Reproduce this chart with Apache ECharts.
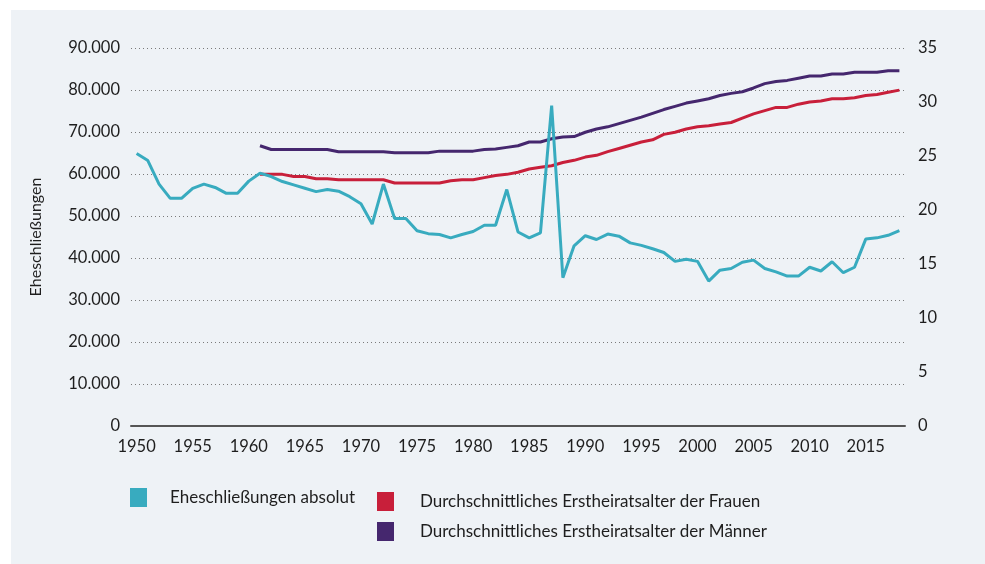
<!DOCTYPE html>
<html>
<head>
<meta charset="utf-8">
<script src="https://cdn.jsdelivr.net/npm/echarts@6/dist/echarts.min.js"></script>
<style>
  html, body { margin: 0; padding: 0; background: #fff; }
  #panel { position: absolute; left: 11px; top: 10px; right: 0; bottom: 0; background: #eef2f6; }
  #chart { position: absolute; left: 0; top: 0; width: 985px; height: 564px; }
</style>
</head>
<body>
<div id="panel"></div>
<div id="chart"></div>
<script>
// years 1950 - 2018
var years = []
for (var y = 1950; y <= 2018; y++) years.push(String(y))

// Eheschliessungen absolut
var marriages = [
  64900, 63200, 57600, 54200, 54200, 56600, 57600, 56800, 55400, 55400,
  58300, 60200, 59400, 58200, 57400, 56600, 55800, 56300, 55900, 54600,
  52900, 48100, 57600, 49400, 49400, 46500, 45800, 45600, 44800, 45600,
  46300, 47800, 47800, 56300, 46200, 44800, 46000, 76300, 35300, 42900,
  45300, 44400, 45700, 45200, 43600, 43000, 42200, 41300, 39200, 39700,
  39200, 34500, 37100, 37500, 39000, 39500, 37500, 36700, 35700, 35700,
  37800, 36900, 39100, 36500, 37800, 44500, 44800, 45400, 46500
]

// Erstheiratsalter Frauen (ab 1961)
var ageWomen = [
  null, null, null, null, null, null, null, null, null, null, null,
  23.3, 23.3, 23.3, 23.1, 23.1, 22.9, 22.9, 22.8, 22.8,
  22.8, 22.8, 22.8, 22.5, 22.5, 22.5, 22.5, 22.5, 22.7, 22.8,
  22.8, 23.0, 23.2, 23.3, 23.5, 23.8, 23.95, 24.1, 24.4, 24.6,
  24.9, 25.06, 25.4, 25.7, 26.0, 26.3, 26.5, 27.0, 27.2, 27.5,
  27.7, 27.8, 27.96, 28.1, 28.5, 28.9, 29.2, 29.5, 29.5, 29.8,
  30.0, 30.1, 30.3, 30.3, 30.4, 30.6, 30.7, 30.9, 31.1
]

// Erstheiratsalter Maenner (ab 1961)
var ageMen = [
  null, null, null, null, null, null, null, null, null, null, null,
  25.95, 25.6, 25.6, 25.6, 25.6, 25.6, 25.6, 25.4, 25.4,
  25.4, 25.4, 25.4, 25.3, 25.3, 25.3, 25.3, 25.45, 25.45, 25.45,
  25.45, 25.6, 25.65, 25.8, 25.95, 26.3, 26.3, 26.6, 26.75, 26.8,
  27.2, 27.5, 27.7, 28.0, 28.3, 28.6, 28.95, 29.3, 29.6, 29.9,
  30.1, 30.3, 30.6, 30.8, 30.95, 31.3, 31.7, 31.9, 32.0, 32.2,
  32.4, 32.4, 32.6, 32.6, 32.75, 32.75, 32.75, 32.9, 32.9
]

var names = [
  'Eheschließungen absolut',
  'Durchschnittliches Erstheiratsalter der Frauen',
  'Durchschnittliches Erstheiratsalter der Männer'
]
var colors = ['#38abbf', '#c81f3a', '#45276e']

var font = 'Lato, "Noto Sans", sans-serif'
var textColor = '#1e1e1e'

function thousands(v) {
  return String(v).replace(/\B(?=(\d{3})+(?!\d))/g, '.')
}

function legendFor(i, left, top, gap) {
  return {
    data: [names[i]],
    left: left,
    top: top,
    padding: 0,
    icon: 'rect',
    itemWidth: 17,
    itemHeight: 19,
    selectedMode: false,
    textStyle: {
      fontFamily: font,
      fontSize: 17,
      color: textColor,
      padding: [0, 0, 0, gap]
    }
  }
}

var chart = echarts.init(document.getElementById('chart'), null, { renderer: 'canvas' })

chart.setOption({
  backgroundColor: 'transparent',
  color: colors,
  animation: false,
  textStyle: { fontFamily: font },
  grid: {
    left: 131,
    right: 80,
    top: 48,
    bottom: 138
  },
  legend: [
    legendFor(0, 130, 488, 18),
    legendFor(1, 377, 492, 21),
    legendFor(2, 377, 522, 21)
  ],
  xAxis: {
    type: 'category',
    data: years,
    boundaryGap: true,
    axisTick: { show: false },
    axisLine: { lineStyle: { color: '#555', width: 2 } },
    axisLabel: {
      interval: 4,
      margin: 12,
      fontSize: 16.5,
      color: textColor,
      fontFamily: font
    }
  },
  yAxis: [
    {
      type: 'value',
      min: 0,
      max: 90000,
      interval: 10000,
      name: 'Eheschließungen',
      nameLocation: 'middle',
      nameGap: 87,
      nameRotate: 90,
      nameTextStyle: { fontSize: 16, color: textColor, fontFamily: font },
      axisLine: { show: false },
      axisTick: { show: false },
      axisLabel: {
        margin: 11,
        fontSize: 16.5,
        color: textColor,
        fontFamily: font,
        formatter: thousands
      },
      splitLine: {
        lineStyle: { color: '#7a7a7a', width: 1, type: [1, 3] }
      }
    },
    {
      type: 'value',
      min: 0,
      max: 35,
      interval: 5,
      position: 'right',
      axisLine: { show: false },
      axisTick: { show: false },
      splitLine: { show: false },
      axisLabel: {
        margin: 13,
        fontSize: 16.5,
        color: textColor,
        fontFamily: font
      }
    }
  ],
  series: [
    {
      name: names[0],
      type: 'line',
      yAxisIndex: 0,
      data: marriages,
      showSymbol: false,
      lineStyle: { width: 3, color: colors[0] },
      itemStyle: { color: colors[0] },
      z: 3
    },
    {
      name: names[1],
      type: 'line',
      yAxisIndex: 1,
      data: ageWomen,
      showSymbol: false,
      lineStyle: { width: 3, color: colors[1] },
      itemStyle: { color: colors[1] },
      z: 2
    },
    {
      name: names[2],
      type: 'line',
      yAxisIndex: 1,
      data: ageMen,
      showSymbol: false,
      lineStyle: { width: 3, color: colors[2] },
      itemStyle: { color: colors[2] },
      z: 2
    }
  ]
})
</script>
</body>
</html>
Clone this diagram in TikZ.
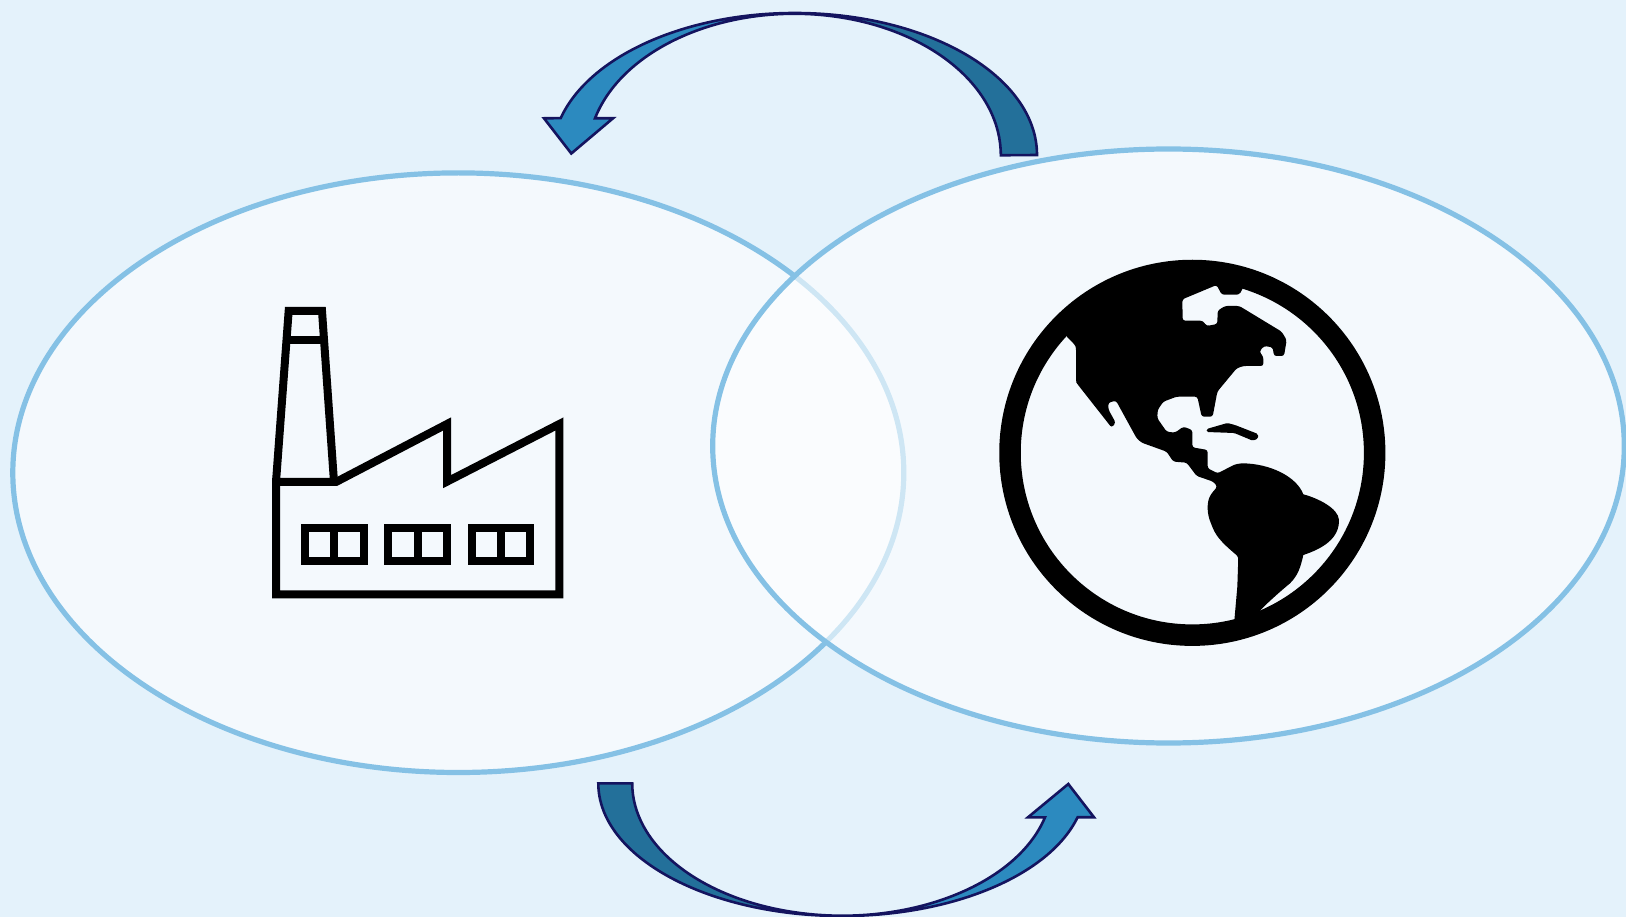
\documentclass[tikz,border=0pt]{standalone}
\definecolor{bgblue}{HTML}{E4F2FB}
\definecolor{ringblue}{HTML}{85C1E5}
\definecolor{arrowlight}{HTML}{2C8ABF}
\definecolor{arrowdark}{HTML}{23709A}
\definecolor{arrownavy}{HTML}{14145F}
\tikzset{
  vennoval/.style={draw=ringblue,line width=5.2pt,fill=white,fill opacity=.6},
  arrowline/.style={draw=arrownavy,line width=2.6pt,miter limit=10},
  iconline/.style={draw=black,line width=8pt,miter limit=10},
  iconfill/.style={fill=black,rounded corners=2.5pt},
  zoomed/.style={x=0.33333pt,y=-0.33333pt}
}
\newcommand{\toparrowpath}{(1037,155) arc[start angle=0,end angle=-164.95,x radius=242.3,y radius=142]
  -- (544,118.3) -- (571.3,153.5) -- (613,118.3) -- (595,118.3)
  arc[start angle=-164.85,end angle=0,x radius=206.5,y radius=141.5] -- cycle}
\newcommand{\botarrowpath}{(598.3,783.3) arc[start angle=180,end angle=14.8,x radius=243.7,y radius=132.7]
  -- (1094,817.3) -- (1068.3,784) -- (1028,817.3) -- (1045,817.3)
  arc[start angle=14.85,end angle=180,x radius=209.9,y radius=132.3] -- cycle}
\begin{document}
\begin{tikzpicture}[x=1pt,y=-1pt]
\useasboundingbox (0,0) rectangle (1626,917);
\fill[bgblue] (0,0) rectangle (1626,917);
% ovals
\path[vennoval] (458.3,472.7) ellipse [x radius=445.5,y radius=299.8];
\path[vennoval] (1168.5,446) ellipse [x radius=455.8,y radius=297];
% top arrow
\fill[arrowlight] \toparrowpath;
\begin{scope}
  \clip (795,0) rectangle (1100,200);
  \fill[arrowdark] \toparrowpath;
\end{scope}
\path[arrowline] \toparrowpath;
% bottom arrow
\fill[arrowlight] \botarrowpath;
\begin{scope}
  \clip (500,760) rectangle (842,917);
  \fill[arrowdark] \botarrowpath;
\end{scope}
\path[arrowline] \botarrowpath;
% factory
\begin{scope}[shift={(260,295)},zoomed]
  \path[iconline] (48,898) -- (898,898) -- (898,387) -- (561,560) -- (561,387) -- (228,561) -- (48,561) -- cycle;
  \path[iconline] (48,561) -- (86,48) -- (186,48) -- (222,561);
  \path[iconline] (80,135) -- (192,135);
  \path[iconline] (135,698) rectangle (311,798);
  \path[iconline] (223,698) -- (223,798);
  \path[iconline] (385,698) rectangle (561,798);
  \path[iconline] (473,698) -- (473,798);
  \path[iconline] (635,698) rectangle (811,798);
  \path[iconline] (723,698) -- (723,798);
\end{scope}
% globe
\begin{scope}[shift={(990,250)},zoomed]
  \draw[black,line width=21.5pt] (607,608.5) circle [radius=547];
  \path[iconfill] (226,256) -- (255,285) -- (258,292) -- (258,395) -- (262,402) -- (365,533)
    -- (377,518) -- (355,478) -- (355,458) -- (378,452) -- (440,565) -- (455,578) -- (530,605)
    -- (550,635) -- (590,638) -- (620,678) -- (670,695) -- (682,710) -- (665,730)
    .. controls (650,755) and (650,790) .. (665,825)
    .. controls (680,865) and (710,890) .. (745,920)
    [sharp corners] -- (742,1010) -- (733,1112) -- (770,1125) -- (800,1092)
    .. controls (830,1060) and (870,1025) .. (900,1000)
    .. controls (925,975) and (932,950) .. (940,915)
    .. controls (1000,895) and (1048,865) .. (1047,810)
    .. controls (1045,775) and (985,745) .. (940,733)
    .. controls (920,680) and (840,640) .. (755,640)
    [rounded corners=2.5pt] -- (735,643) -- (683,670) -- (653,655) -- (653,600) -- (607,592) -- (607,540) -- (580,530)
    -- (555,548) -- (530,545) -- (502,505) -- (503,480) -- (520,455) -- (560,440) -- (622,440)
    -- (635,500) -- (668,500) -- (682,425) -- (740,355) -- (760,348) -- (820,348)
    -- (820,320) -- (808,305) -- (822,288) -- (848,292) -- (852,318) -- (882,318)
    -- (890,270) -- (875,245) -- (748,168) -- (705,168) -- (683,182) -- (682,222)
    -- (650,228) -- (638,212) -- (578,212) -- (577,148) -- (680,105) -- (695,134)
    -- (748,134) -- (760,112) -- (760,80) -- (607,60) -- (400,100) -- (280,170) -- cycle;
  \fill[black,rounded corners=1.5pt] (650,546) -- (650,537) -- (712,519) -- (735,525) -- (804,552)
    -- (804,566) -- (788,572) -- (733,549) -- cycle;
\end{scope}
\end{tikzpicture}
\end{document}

+++

# REQUIREMENT
Go through the records above, find every line with the word "this", and list those lines.

# RESULT
Reproduce this chart with Apache ECharts.
Clone this diagram in TikZ.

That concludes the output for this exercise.